A year after the signing of the Declaration of Independence, General Burgoyne prepared to attack American-held Fort Ticonderoga, a garrison of 3,500 men. Burgoyne and his 8,000 British regulars traveled south across Lake Champlain and laid siege to the fort. After inconclusive fighting, Burgoyne ordered his artillery moved atop Mount Defiance which overlooked the fort.
The American commander, Major General Arthur St. Clair hadn’t fortified the hill because he thought it too steep for transporting artillery. When St. Clair saw the British could bombard the fort without fear of retaliation, he ordered the garrison to leave under cover of nightfall, and retreat south.
Part of St. Clair’s command left by water, but the main force traveled by land, led by St. Clair. The rear guard stopped to camp, against St. Clair’s orders, and were overtaken by British troops. The Americans lost 400 soldiers. By July 7, the British victory was assured, and Fort Ticonderoga came under Burgoyne’s control. A month later, he followed his victory with a successful attack on Fort Edward.

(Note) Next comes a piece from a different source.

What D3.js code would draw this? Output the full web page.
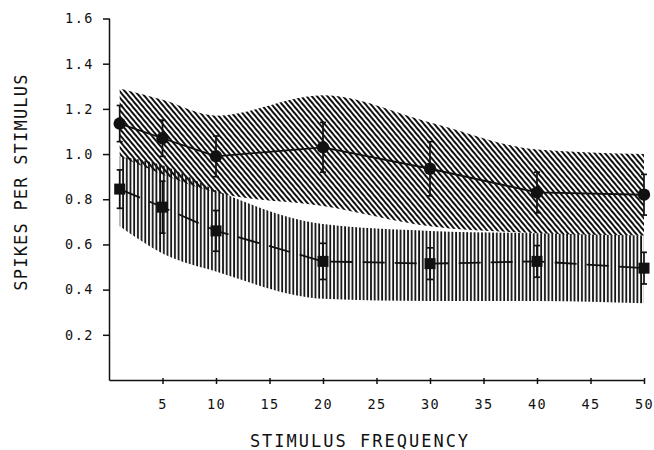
<!DOCTYPE html>
<html>
<head>
<meta charset="utf-8">
<script src="https://cdn.jsdelivr.net/npm/d3@7"></script>
<style>
  body { margin: 0; background: #fff; }
  text { font-family: "DejaVu Sans Mono", monospace; fill: #111; }
</style>
</head>
<body>
<div id="chart-area"></div>
<script>
// data
let freqs = [1, 5, 10, 20, 30, 40, 50];
let circleMean = [1.135, 1.07, 0.99, 1.03, 0.935, 0.83, 0.82];
let circleErr = [0.08, 0.08, 0.09, 0.11, 0.12, 0.09, 0.09];
let squareMean = [0.845, 0.765, 0.66, 0.525, 0.515, 0.525, 0.495];
let squareErr = [0.085, 0.115, 0.09, 0.08, 0.07, 0.07, 0.07];
let upperTop = [1.29, 1.24, 1.17, 1.26, 1.14, 1.02, 1.0];
let upperBot = [0.99, 0.91, 0.83, 0.77, 0.68, 0.65, 0.64];
let lowerTop = [0.99, 0.95, 0.84, 0.69, 0.66, 0.65, 0.64];
let lowerBot = [0.68, 0.56, 0.48, 0.36, 0.35, 0.35, 0.34];
let xTicks = [5, 10, 15, 20, 25, 30, 35, 40, 45, 50];
let yTicks = [0.2, 0.4, 0.6, 0.8, 1.0, 1.2, 1.4, 1.6];

let width = 654, height = 450;

let svg = d3.select("#chart-area")
  .append("svg")
  .attr("width", width)
  .attr("height", height);

// Scales
let x = d3.scaleLinear().domain([0, 50]).range([109, 644]);
let y = d3.scaleLinear().domain([0, 1.6]).range([380, 18.5]);

// hatch patterns
let defs = svg.append("defs");
defs.append("pattern")
  .attr("id", "diag")
  .attr("patternUnits", "userSpaceOnUse")
  .attr("width", 4).attr("height", 10)
  .attr("patternTransform", "rotate(-40)")
  .append("line")
  .attr("x1", 1).attr("x2", 1).attr("y1", 0).attr("y2", 10)
  .attr("stroke", "#111").attr("stroke-width", 2);

defs.append("pattern")
  .attr("id", "vert")
  .attr("patternUnits", "userSpaceOnUse")
  .attr("width", 3.7).attr("height", 10)
  .append("line")
  .attr("x1", 1).attr("x2", 1).attr("y1", 0).attr("y2", 10)
  .attr("stroke", "#111").attr("stroke-width", 1.8);

// bands
let band = (top, bot) => d3.area()
  .x((d, i) => x(freqs[i]))
  .y0((d, i) => y(bot[i]))
  .y1((d, i) => y(top[i]))
  .curve(d3.curveMonotoneX);

svg.append("path")
  .datum(freqs)
  .attr("d", band(lowerTop, lowerBot))
  .attr("fill", "url(#vert)");

svg.append("path")
  .datum(freqs)
  .attr("d", band(upperTop, upperBot))
  .attr("fill", "url(#diag)");

// axes
let xAxis = d3.axisBottom(x).tickValues(xTicks).tickSize(4).tickPadding(15).tickSizeOuter(0);
let yAxis = d3.axisLeft(y).tickValues(yTicks).tickSize(6).tickPadding(9)
  .tickFormat(d3.format(".1f")).tickSizeOuter(0);

let gx = svg.append("g")
  .attr("class", "axis x-axis")
  .attr("transform", "translate(0," + y(0) + ")")
  .call(xAxis);
gx.selectAll(".tick line").attr("y1", -2);

let gy = svg.append("g")
  .attr("class", "axis y-axis")
  .attr("transform", "translate(" + x(0) + ",0)")
  .call(yAxis);
gy.selectAll(".tick line").attr("x1", 1);

svg.selectAll(".axis path, .axis line")
  .attr("stroke", "#111")
  .attr("stroke-width", 1.5);
svg.selectAll(".axis text")
  .style("font-size", "13.5px")
  .style("letter-spacing", "1.5px")
  .attr("fill", "#111");

// axis labels
svg.append("text")
  .attr("class", "axis-label")
  .attr("x", 360).attr("y", 447)
  .attr("text-anchor", "middle")
  .style("font-size", "17px")
  .style("letter-spacing", "2px")
  .text("STIMULUS FREQUENCY");

svg.append("text")
  .attr("class", "axis-label")
  .attr("transform", "translate(27,182) rotate(-90)")
  .attr("text-anchor", "middle")
  .style("font-size", "17px")
  .style("letter-spacing", "1.2px")
  .text("SPIKES PER STIMULUS");

// lines
let line = vals => d3.line()
  .x((d, i) => x(freqs[i]))
  .y((d, i) => y(vals[i]));

svg.append("path")
  .datum(freqs)
  .attr("d", line(circleMean))
  .attr("fill", "none")
  .attr("stroke", "#111")
  .attr("stroke-width", 1.8);

svg.append("path")
  .datum(freqs)
  .attr("d", line(squareMean))
  .attr("fill", "none")
  .attr("stroke", "#111")
  .attr("stroke-width", 1.8)
  .attr("stroke-dasharray", "22,10");

// error bars
function errorBars(means, errs) {
  let g = svg.append("g");
  freqs.forEach((f, i) => {
    let cx = x(f), lo = y(means[i] - errs[i]), hi = y(means[i] + errs[i]);
    g.append("line").attr("x1", cx).attr("x2", cx).attr("y1", lo).attr("y2", hi);
    g.append("line").attr("x1", cx - 3).attr("x2", cx + 3).attr("y1", lo).attr("y2", lo);
    g.append("line").attr("x1", cx - 3).attr("x2", cx + 3).attr("y1", hi).attr("y2", hi);
  });
  g.selectAll("line").attr("stroke", "#111").attr("stroke-width", 1.7);
}
errorBars(circleMean, circleErr);
errorBars(squareMean, squareErr);

// markers
svg.selectAll(".dot")
  .data(freqs)
  .enter()
  .append("circle")
  .attr("class", "dot")
  .attr("cx", d => x(d))
  .attr("cy", (d, i) => y(circleMean[i]))
  .attr("r", 6.2)
  .attr("fill", "#111");

svg.selectAll(".sq")
  .data(freqs)
  .enter()
  .append("rect")
  .attr("class", "sq")
  .attr("x", d => x(d) - 5.5)
  .attr("y", (d, i) => y(squareMean[i]) - 5.5)
  .attr("width", 11)
  .attr("height", 11)
  .attr("fill", "#111");
</script>
</body>
</html>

Today the fort remains much as it did two hundred years ago. Its museum contains such historic artifacts as Ethan Allen’s rifle, which Allen lent to Benedict Arnold. During the course of the American Revolution, the fort’s visitors included George Washington, Benedict Arnold, Ethan Allen, Horatio Gates, Anthony Wayne, Henry Knox, Major John Andre and the Marquis de Montcalm.